Cycling the Inland Sea

Took a ferry from Onomichi, where we’re staying in a “bicycle hotel,” to Ikuchi Island in the Seto Inland Sea. Rented bikes, then cycled back across islands and bridges (including the one in the photo), and past a children’s playground.

Bicycle-Friendly Hotel

Last night we slept in a museum designed by starchitect Tadao Ando on Naoshima Island. Tonight we sleep in a bicycle-friendly hotel in a former warehouse on a wharf in Onomichi. There’s a bike hanger in each room for those with bicycle separation anxiety.

Happy Scene

Our day pursuing art on Naoshima Island was interrupted by this happy scene. The men were having a great time occasionally hollering and making the platform sway, rise, and drop. Meanwhile the kids on the platform maintained both their composure and the rhythm on a taiko drum.

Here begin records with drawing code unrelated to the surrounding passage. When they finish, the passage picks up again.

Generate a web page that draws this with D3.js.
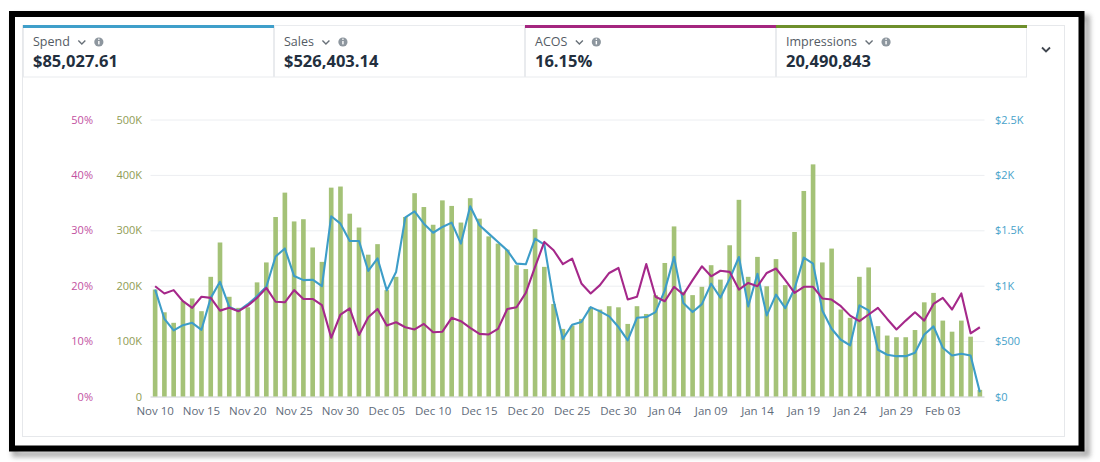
<!DOCTYPE html>
<html>
<head>
<meta charset="utf-8">
<script src="https://cdn.jsdelivr.net/npm/d3@7/dist/d3.min.js"></script>
<style>
  html, body { margin: 0; padding: 0; background: #ffffff; }
  svg { display: block; font-family: "Open Sans", "Noto Sans", sans-serif; }
</style>
</head>
<body>
<svg id="chart" width="1100" height="462"></svg>
<script>
// ---------------- DATA ----------------
const dayCount = 90;            // Nov 10 .. Feb 07

// Impressions per day (bars, left olive axis)
const impressions = [
  193000,152000,133000,172000,177000,154000,216000,278000,180000,160000,
  161000,206000,242000,324000,368000,316000,320000,269000,243000,377000,
  379000,330000,305000,256000,275000,192000,216000,324000,367000,342000,
  310000,354000,344000,314000,358000,321000,289000,276000,265000,237000,
  230000,302000,234000,167000,122000,128000,140000,161000,157000,163000,
  161000,131000,163000,149000,183000,241000,307000,189000,183000,198000,
  237000,211000,273000,355000,216000,252000,199000,248000,201000,297000,
  371000,419000,242000,267000,157000,142000,216000,233000,127000,110000,
  107000,107000,120000,170000,187000,137000,117000,137000,108000,12000
];

// Spend per day (blue line, right axis, $)
const spend = [
  966,700,596,644,665,602,890,1035,809,772,
  833,906,990,1264,1336,1087,1050,1054,996,1627,
  1560,1404,1404,1133,1247,958,1123,1617,1670,1560,
  1478,1530,1569,1380,1717,1545,1470,1395,1319,1199,
  1193,1425,1370,867,520,648,672,807,768,723,
  627,506,711,717,762,958,1259,843,762,834,
  1018,892,1063,1259,813,1108,732,919,798,973,
  1253,1199,777,611,512,461,822,777,422,377,
  364,364,395,560,633,440,370,386,370,39
];

// ACOS per day (magenta line, far-left axis, %)
const acos = [
  19.9,18.6,19.2,17.2,16.0,18.0,17.8,15.5,16.0,15.4,
  16.4,17.8,19.6,17.1,17.0,19.2,17.6,17.6,16.5,10.6,
  14.8,15.9,11.1,14.3,15.8,12.8,13.4,12.5,12.1,13.1,
  11.6,11.7,14.2,13.6,12.4,11.3,11.2,12.2,15.8,16.1,
  18.7,23.4,27.9,26.4,23.9,24.9,20.4,18.6,20.1,22.3,
  23.2,17.5,18.0,23.9,18.0,17.2,19.8,18.4,21.0,23.5,
  21.7,22.7,22.5,19.3,20.5,19.9,22.3,23.1,21.0,18.7,
  19.8,19.8,17.7,17.5,16.3,14.6,13.6,14.8,16.0,14.0,
  12.1,13.7,15.2,13.7,16.7,17.8,15.7,18.6,11.4,12.5
];

// X tick labels (every 5 days)
const xTickIndex = [0,5,10,15,20,25,30,35,40,45,50,55,60,65,70,75,80,85];
const xTickLabels = ["Nov 10","Nov 15","Nov 20","Nov 25","Nov 30","Dec 05","Dec 10","Dec 15",
  "Dec 20","Dec 25","Dec 30","Jan 04","Jan 09","Jan 14","Jan 19","Jan 24","Jan 29","Feb 03"];

// Axis tick values / labels
const acosTicks = [0,10,20,30,40,50];
const acosTickLabels = ["0%","10%","20%","30%","40%","50%"];
const impTicks = [0,100000,200000,300000,400000,500000];
const impTickLabels = ["0","100K","200K","300K","400K","500K"];
const spendTicks = [0,500,1000,1500,2000,2500];
const spendTickLabels = ["$0","$500","$1K","$1.5K","$2K","$2.5K"];

// Summary cards
const cardNames = ["Spend","Sales","ACOS","Impressions"];
const cardValues = ["$85,027.61","$526,403.14","16.15%","20,490,843"];
const cardAccent = ["#3f9fca", null, "#a4267f", "#6e8f2b"];

// ---------------- DRAW ----------------
const svg = d3.select("#chart");
const defs = svg.append("defs");
const f = defs.append("filter").attr("id","shadow").attr("x","-5%").attr("y","-5%").attr("width","110%").attr("height","115%");
f.append("feGaussianBlur").attr("stdDeviation", 2.5);

// outer frame shadow + black frame
svg.append("rect").attr("x",15).attr("y",18).attr("width",1072).attr("height",436)
  .attr("fill","none").attr("stroke","#8a8a8a").attr("stroke-width",6).attr("filter","url(#shadow)").attr("opacity",0.7);
svg.append("rect").attr("x",12).attr("y",14).attr("width",1069.5).attr("height",434.5)
  .attr("fill","#ffffff").attr("stroke","#000000").attr("stroke-width",6);

// inner container
svg.append("rect").attr("x",22.5).attr("y",25.5).attr("width",1042).attr("height",411)
  .attr("fill","#ffffff").attr("stroke","#e6e8eb").attr("stroke-width",1);

// cards
const cardX = d3.scaleBand().domain(d3.range(cardNames.length)).range([23,1027]);
const cards = svg.append("g");
cardNames.forEach((name,i) => {
  const x0 = cardX(i), w = cardX.bandwidth();
  const g = cards.append("g").attr("transform",`translate(${x0},0)`);
  g.append("rect").attr("x",0.5).attr("y",25.5).attr("width",w-1).attr("height",51.5)
    .attr("fill","#ffffff").attr("stroke","#e9ebee");
  if (cardAccent[i]) {
    g.append("rect").attr("x",0).attr("y",25).attr("width",w).attr("height",3).attr("fill",cardAccent[i]);
  }
  const t = g.append("text").attr("x",10).attr("y",46).attr("font-size",12.5).attr("fill","#545b64").text(name);
  const tw = t.node().getComputedTextLength();
  // chevron
  const cx = 10 + tw + 12;
  g.append("path").attr("d",`M${cx-3.5},${40.5} L${cx},${44} L${cx+3.5},${40.5}`)
    .attr("fill","none").attr("stroke","#687078").attr("stroke-width",1.4);
  // info icon
  const ix = cx + 17;
  g.append("circle").attr("cx",ix).attr("cy",42).attr("r",4.6).attr("fill","#8d969e");
  g.append("rect").attr("x",ix-0.7).attr("y",41).attr("width",1.4).attr("height",3.4).attr("fill","#fff");
  g.append("circle").attr("cx",ix).attr("cy",39.3).attr("r",0.8).attr("fill","#fff");
  g.append("text").attr("x",10).attr("y",67).attr("font-size",16.5).attr("font-weight",700)
    .attr("fill","#232f3e").text(cardValues[i]);
});
// right chevron
svg.append("path").attr("d","M1042,47.5 L1046,51.5 L1050,47.5")
  .attr("fill","none").attr("stroke","#414750").attr("stroke-width",1.8);

// scales
const x = d3.scaleBand().domain(d3.range(dayCount)).range([150.5,984.5]).paddingInner(0.5).paddingOuter(0.25);
const yImp = d3.scaleLinear().domain([0,500000]).range([396.5,119.5]);
const ySpend = d3.scaleLinear().domain([0,2500]).range([396.5,119.5]);
const yAcos = d3.scaleLinear().domain([0,50]).range([396.5,119.5]);
const cxOf = i => x(i) + x.bandwidth()/2;

// gridlines
const grid = svg.append("g").attr("transform","translate(150.5,0)")
  .call(d3.axisLeft(yImp).tickValues(impTicks).tickSize(-834).tickFormat(""));
grid.select(".domain").remove();
grid.selectAll(".tick line").attr("stroke", d => d === 0 ? "#c9ccd1" : "#eceef1").attr("stroke-width",1);

// axes
function styleAxis(g, color, size) {
  g.select(".domain").remove();
  g.selectAll(".tick line").remove();
  g.selectAll("text").attr("fill",color).attr("font-size",size).attr("font-family","'Open Sans', sans-serif");
}
svg.append("g").attr("transform","translate(93,0)")
  .call(d3.axisLeft(yAcos).tickValues(acosTicks).tickSize(0).tickPadding(0).tickFormat((d,i)=>acosTickLabels[i]))
  .call(g => styleAxis(g,"#c2519f",11));
svg.append("g").attr("transform","translate(142,0)")
  .call(d3.axisLeft(yImp).tickValues(impTicks).tickSize(0).tickPadding(0).tickFormat((d,i)=>impTickLabels[i]))
  .call(g => styleAxis(g,"#8f9c55",11));
svg.append("g").attr("transform","translate(995,0)")
  .call(d3.axisRight(ySpend).tickValues(spendTicks).tickSize(0).tickPadding(0).tickFormat((d,i)=>spendTickLabels[i]))
  .call(g => styleAxis(g,"#47a2ca",11));
svg.append("g").attr("transform","translate(0,397)")
  .call(d3.axisBottom(x).tickValues(xTickIndex).tickSize(0).tickPadding(10).tickFormat((d,i)=>xTickLabels[i]))
  .call(g => styleAxis(g,"#5f6b7a",11.5));

// bars
svg.append("g").selectAll("rect").data(impressions).join("rect")
  .attr("x",(d,i)=>x(i)).attr("width",x.bandwidth())
  .attr("y",d=>yImp(d)).attr("height",d=>yImp(0)-yImp(d))
  .attr("fill","#a4c277");

// lines
const spendLine = d3.line().x((d,i)=>cxOf(i)).y(d=>ySpend(d));
const acosLine = d3.line().x((d,i)=>cxOf(i)).y(d=>yAcos(d));
svg.append("path").datum(spend).attr("d",spendLine).attr("fill","none")
  .attr("stroke","#3d9dc8").attr("stroke-width",2.1).attr("stroke-linejoin","round");
svg.append("path").datum(acos).attr("d",acosLine).attr("fill","none")
  .attr("stroke","#a5288a").attr("stroke-width",2.1).attr("stroke-linejoin","round");
</script>
</body>
</html>
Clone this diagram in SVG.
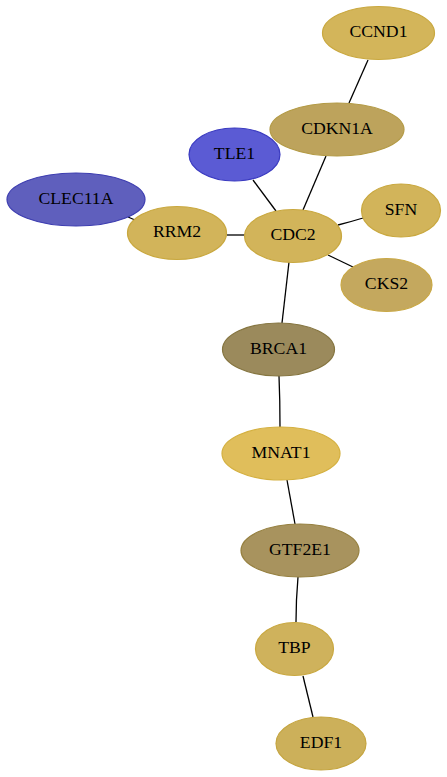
<svg xmlns="http://www.w3.org/2000/svg" width="447" height="777" viewBox="0 0 447 777">
<style>
.e{fill:none;stroke:#000;stroke-width:1.3}
.n ellipse{stroke-width:1.2}
.n text{font-family:"Liberation Serif","Times New Roman",serif;font-size:17.7px;text-anchor:middle;fill:#000}
</style>
<rect width="447" height="777" fill="#fff"/>
<g id="edges">
<path class="e" d="M368,60 L349,103"/>
<path class="e" d="M326,156 L303,210"/>
<path class="e" d="M253,180 L276,211"/>
<path class="e" d="M128,217 L135,220"/>
<path class="e" d="M227,235 L245,235"/>
<path class="e" d="M338,225 Q350,222 363,218"/>
<path class="e" d="M328,255 L353,267"/>
<path class="e" d="M289,262 L282,323"/>
<path class="e" d="M279,376 Q280,400 280,427"/>
<path class="e" d="M287,480 L295,524"/>
<path class="e" d="M298,577 Q296,600 296,622"/>
<path class="e" d="M303,676 L313,717"/>
</g>
<g id="CCND1" class="n"><ellipse cx="378.5" cy="33" rx="56" ry="26.5" fill="#d3b55a" stroke="#c9a83f"/><text x="378.5" y="37.2">CCND1</text></g>
<g id="CDKN1A" class="n"><ellipse cx="337" cy="129.5" rx="67" ry="26.5" fill="#bda35c" stroke="#b39a45"/><text x="337" y="133.7">CDKN1A</text></g>
<g id="TLE1" class="n"><ellipse cx="234.5" cy="154.5" rx="45.5" ry="26.5" fill="#5b5bd4" stroke="#3a3ac0"/><text x="234.5" y="158.7">TLE1</text></g>
<g id="CLEC11A" class="n"><ellipse cx="76" cy="199.5" rx="69" ry="26.5" fill="#5f5fbd" stroke="#3d3db0"/><text x="76" y="203.5">CLEC11A</text></g>
<g id="RRM2" class="n"><ellipse cx="177" cy="233" rx="49.5" ry="26.5" fill="#d2b45a" stroke="#c9a83f"/><text x="177" y="237.2">RRM2</text></g>
<g id="CDC2" class="n"><ellipse cx="293" cy="236" rx="48.5" ry="26.5" fill="#d2b45a" stroke="#c9a83f"/><text x="293" y="240.2">CDC2</text></g>
<g id="SFN" class="n"><ellipse cx="401" cy="210.5" rx="39.5" ry="26.5" fill="#d2b45a" stroke="#c9a83f"/><text x="401" y="214.7">SFN</text></g>
<g id="CKS2" class="n"><ellipse cx="386.5" cy="285" rx="45.5" ry="26.5" fill="#c4a85e" stroke="#c9a845"/><text x="386.5" y="289.2">CKS2</text></g>
<g id="BRCA1" class="n"><ellipse cx="278.5" cy="349.5" rx="56" ry="26.5" fill="#9b8a5c" stroke="#857540"/><text x="278.5" y="353.5">BRCA1</text></g>
<g id="MNAT1" class="n"><ellipse cx="281" cy="453.5" rx="59" ry="26.5" fill="#e0be5b" stroke="#d4b040"/><text x="281" y="457.7">MNAT1</text></g>
<g id="GTF2E1" class="n"><ellipse cx="300" cy="550.5" rx="59" ry="26.5" fill="#a8935e" stroke="#968040"/><text x="300" y="554.7">GTF2E1</text></g>
<g id="TBP" class="n"><ellipse cx="294.5" cy="649" rx="39" ry="26.5" fill="#cfb25c" stroke="#c9a840"/><text x="294.5" y="653.2">TBP</text></g>
<g id="EDF1" class="n"><ellipse cx="321" cy="743.5" rx="45" ry="26.5" fill="#ccb05a" stroke="#c5a540"/><text x="321" y="747.7">EDF1</text></g>
</svg>
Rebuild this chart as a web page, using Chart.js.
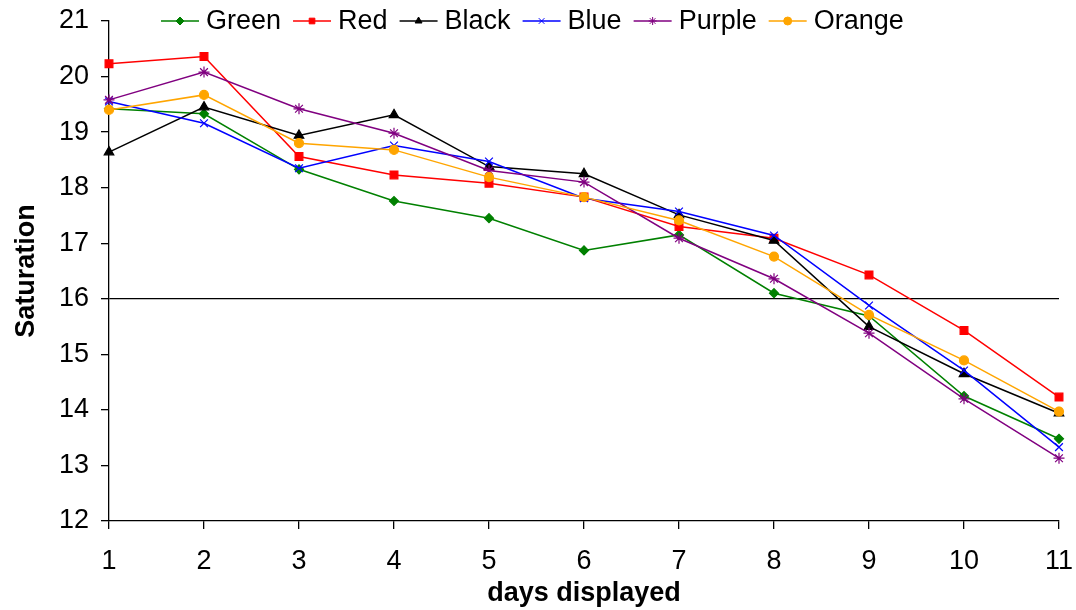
<!DOCTYPE html>
<html>
<head>
<meta charset="utf-8">
<script src="https://cdn.jsdelivr.net/npm/chart.js@4.4.0/dist/chart.umd.min.js"></script>
<style>
  html, body { margin: 0; padding: 0; background: #fff; }
</style>
</head>
<body>
<canvas id="chart" width="1076" height="610"></canvas>
<script>
// 数据
const days = ['1', '2', '3', '4', '5', '6', '7', '8', '9', '10', '11']
const seriesNames = ['Green', 'Red', 'Black', 'Blue', 'Purple', 'Orange']
const green  = [19.42, 19.33, 18.33, 17.76, 17.45, 16.87, 17.15, 16.10, 15.69, 14.25, 13.48]
const red    = [20.23, 20.36, 18.56, 18.23, 18.08, 17.83, 17.30, 17.09, 16.43, 15.43, 14.23]
const black  = [18.64, 19.45, 18.94, 19.31, 18.38, 18.25, 17.51, 17.05, 15.50, 14.65, 13.94]
const blue   = [19.55, 19.16, 18.35, 18.76, 18.47, 17.81, 17.57, 17.14, 15.88, 14.71, 13.33]
const purple = [19.58, 20.08, 19.42, 18.98, 18.31, 18.10, 17.09, 16.36, 15.38, 14.20, 13.13]
const orange = [19.40, 19.67, 18.80, 18.68, 18.19, 17.83, 17.41, 16.76, 15.71, 14.89, 13.97]
const yMin = 12
const yMax = 21
const referenceLevel = 16 // 横线

const FONT = '"Liberation Sans", Arial, sans-serif'

// 样式
const styles = [
  { color: '#008000', point: 'rectRot', radius: 4.5 },
  { color: '#FF0000', point: 'rect', radius: 5.5 },
  { color: '#000000', point: 'triangle', radius: 5.5 },
  { color: '#0000FF', point: 'crossRot', radius: 5.5 },
  { color: '#800080', point: 'star', radius: 5.5 },
  { color: '#FFA500', point: 'circle', radius: 4.5 }
]
const values = [green, red, black, blue, purple, orange]

const datasets = seriesNames.map((name, i) => ({
  label: name,
  data: values[i],
  borderColor: styles[i].color,
  backgroundColor: styles[i].color,
  pointBackgroundColor: styles[i].color,
  pointBorderColor: styles[i].color,
  pointStyle: styles[i].point,
  pointRadius: styles[i].radius,
  pointBorderWidth: 1.2,
  borderWidth: 1.5,
  tension: 0,
  fill: false,
  clip: false,
  order: seriesNames.length - i // 后面的系列画在上面
}))

// 图例：线 + 标记
const lineLegend = {
  id: 'lineLegend',
  afterDraw(chart) {
    const ctx = chart.ctx
    const y = 21
    let x = 161
    ctx.save()
    ctx.font = '27px ' + FONT
    ctx.textBaseline = 'middle'
    ctx.textAlign = 'left'
    chart.data.datasets.forEach(ds => {
      ctx.strokeStyle = ds.borderColor
      ctx.lineWidth = 1.5
      ctx.beginPath()
      ctx.moveTo(x, y)
      ctx.lineTo(x + 38, y)
      ctx.stroke()
      ctx.fillStyle = ds.pointBackgroundColor
      ctx.strokeStyle = ds.pointBorderColor
      ctx.lineWidth = 1
      Chart.helpers.drawPoint(ctx, { pointStyle: ds.pointStyle, rotation: 0, borderWidth: 1, radius: 4 }, x + 19, y)
      ctx.fillStyle = '#000'
      ctx.fillText(ds.label, x + 45, y + 1)
      x += 45 + ctx.measureText(ds.label).width + 12
    })
    ctx.restore()
  }
}

new Chart(document.getElementById('chart'), {
  type: 'line',
  data: { labels: days, datasets },
  plugins: [lineLegend],
  options: {
    responsive: false,
    animation: false,
    devicePixelRatio: 1,
    layout: { padding: { left: 0, right: 17, top: 21, bottom: 0 } },
    plugins: {
      legend: { display: false },
      tooltip: { enabled: false }
    },
    scales: {
      x: {
        type: 'category',
        offset: false,
        ticks: { font: { family: FONT, size: 27 }, color: '#000', padding: 16, maxRotation: 0, autoSkip: false },
        grid: { drawOnChartArea: false, tickLength: 8, tickColor: '#000', lineWidth: 1.3 },
        border: { color: '#000', width: 1.3 },
        title: { display: true, text: 'days displayed', color: '#000', font: { family: FONT, size: 27, weight: 'bold' }, padding: { top: 0, bottom: 0 } },
        afterFit(scale) {
          scale.height = 89
          scale.paddingLeft = 0
          scale.paddingRight = 0
        }
      },
      y: {
        min: yMin,
        max: yMax,
        ticks: { stepSize: 1, font: { family: FONT, size: 27 }, color: '#000', padding: 12 },
        grid: {
          color: c => (c.tick && c.tick.value === referenceLevel ? '#000' : 'rgba(0,0,0,0)'),
          tickColor: '#000',
          tickLength: 8,
          lineWidth: 1.3
        },
        border: { color: '#000', width: 1.3 },
        title: { display: true, text: 'Saturation', color: '#000', font: { family: FONT, size: 27, weight: 'bold' }, padding: { top: 10, bottom: 0 } },
        afterFit(scale) {
          scale.width = 109
          scale.paddingTop = 0
          scale.paddingBottom = 0
        }
      }
    }
  }
})
</script>
</body>
</html>
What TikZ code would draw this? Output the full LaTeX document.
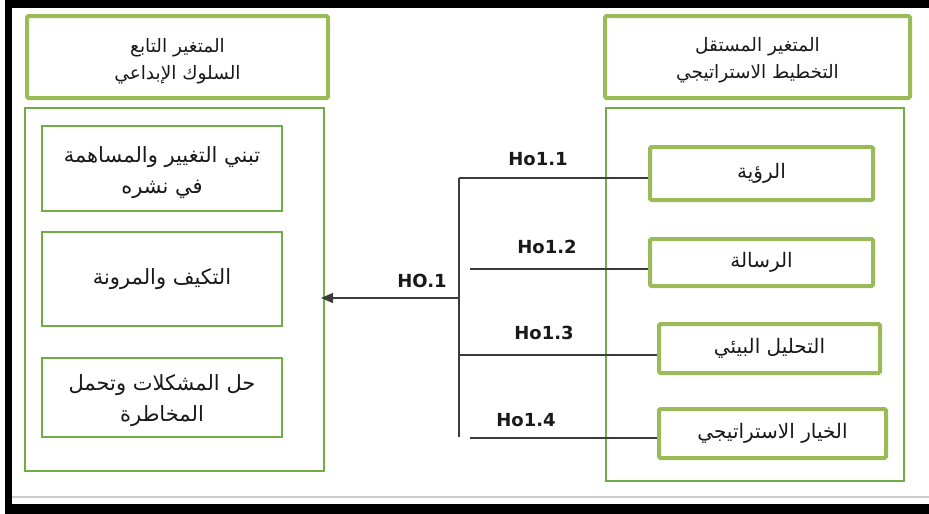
\documentclass[tikz,border=0pt]{standalone}
\usepackage{fontspec}
\setmainfont{DejaVu Sans}
\newfontfamily\arabicfont[Script=Arabic]{DejaVu Sans}
\TeXXeTstate=1
\usetikzlibrary{arrows.meta}
\definecolor{gthick}{RGB}{155,187,89}
\definecolor{gthin}{RGB}{112,173,71}
\definecolor{conn}{RGB}{60,60,60}
\definecolor{txt}{RGB}{25,25,25}
\newcommand\ARtxt[1]{\beginR #1\endR}
\begin{document}
\begin{tikzpicture}[x=1pt,y=-1pt,
  hdrbox/.style={draw=gthick, line width=4pt, rounded corners=1.5pt, inner sep=0pt},
  hdrtxt/.style={inner sep=0pt, align=center, text=txt, font=\arabicfont\fontsize{18.5}{27}\selectfont},
  bigbox/.style={draw=gthin, line width=2pt, inner sep=0pt},
  lbox/.style={draw=gthin, line width=2pt, inner sep=0pt, align=center, text=txt,
     font=\arabicfont\fontsize{21}{32}\selectfont, minimum width=240pt},
  ltxt/.style={inner sep=0pt, align=center, text=txt, font=\arabicfont\fontsize{21}{31}\selectfont},
  rbox/.style={draw=gthick, line width=4pt, rounded corners=1.5pt, inner sep=0pt, align=center, text=txt,
     font=\arabicfont\fontsize{20}{24}\selectfont},
  conline/.style={draw=conn, line width=1.3pt},
  hlabel/.style={font=\bfseries\fontsize{18}{20}\selectfont, text=txt, inner sep=0pt}
]
\useasboundingbox (0,0) rectangle (929,514);
\fill[white] (0,0) rectangle (929,514);
% outer black frame
\fill[black] (5,0) rectangle (929,8);
\fill[black] (5,0) rectangle (12,514);
\fill[black] (5,504) rectangle (929,514);
\draw[black!20, line width=1.5pt] (12,497) -- (929,497);

% headers
\node[hdrbox, minimum width=301pt, minimum height=82pt] (lhdr) at (177.5,57) {};
\node[hdrtxt] (lhdrt) at ([yshift=-4.5pt]lhdr.center)
  {\ARtxt{المتغير التابع}\\\ARtxt{السلوك الإبداعي}};
\node[hdrbox, minimum width=305pt, minimum height=82pt] (rhdr) at (757.5,57) {};
\node[hdrtxt] (rhdrt) at ([yshift=-3pt]rhdr.center)
  {\ARtxt{المتغير المستقل}\\\ARtxt{التخطيط الاستراتيجي}};

% big boxes
\node[bigbox, minimum width=299pt, minimum height=363pt] (lbig) at (174.5,289.5) {};
\node[bigbox, minimum width=298pt, minimum height=373pt] (rbig) at (755,294.5) {};

% left inner boxes
\node[lbox, minimum height=85pt] (l1) at (162,168.5) {};
\node[ltxt] (l1t) at ([yshift=-4.5pt]l1.center)
  {\ARtxt{تبني التغيير والمساهمة}\\\ARtxt{في نشره}};
\node[lbox, minimum height=94pt] (l2) at (162,279) {\ARtxt{التكيف والمرونة}};
\node[lbox, minimum height=79pt] (l3) at (162,397.5) {};
\node[ltxt] (l3t) at ([yshift=-3.5pt]l3.center)
  {\ARtxt{حل المشكلات وتحمل}\\\ARtxt{المخاطرة}};

% right inner boxes
\node[rbox, minimum width=223pt, minimum height=53pt] (r1) at (761.5,173.5) {\ARtxt{الرؤية}};
\node[rbox, minimum width=223pt, minimum height=47pt] (r2) at (761.5,262.5) {\ARtxt{الرسالة}};
\node[rbox, minimum width=221pt, minimum height=49pt] (r3) at (769.5,348.5) {\ARtxt{التحليل البيئي}};
\node[rbox, minimum width=227pt, minimum height=49pt] (r4) at (772.5,433.5) {\ARtxt{الخيار الاستراتيجي}};

% connectors
\coordinate (jtop) at (459,178);
\coordinate (jbot) at (459,437);
\coordinate (s2) at (470,269);
\coordinate (j3) at (459,355);
\coordinate (s4) at (470,438);
\coordinate (j0) at (459,298);
\draw[conline] (jtop) -- (jbot);
\draw[conline] (jtop) -- (jtop -| r1.west);
\draw[conline] (s2) -- (s2 -| r2.west);
\draw[conline] (j3) -- (j3 -| r3.west);
\draw[conline] (s4) -- (s4 -| r4.west);
\draw[conline, -{Triangle[length=12pt,width=10pt]}, shorten >=-4pt] (j0) -- (j0 -| lbig.east);

% labels
\node[hlabel] (h11) at (538,159) {Ho1.1};
\node[hlabel] (h12) at (547,247) {Ho1.2};
\node[hlabel] (h13) at (544,333) {Ho1.3};
\node[hlabel] (h14) at (526,420) {Ho1.4};
\node[hlabel] (h0) at (422,281) {HO.1};
\end{tikzpicture}
\end{document}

Frank Lloyd Wright in Japan

It was rainy, a good day to change plans and ride a bullet train for 230 miles to visit Meiji Mura, an architecture museum. After coffee in the lobby of Frank Lloyd Wright’s Tokyo Imperial Hotel, we explored many of the 60 buildings. We then rode a bullet back.

Temples 52 and 53

Explored on foot, helped by two trains. Shikoku 88 temples (52, 53), pilgrims, a castle, a museum designed by Tadao Ando all about a novel, a convenience store, pre-schoolers shouting “hello” and “konichiwa,” houses and gardens, kind people, rice fields ready for harvest, … .

Cycling across the Sea

Rented bicycles, cycled across Japan’s Inland Sea on part of the Shimanami Kaido trail. The trail provides spectacular views as it crosses huge bridges and small islands.

88 Temples

Pilgrims have been backpacking the Shikoku 88 for hundreds of years, visiting 88 temples on a 750 mile route around the island of Shikoku. We stored our backpacks in a locker at Matsuyama’s main train station then walked between a few temples.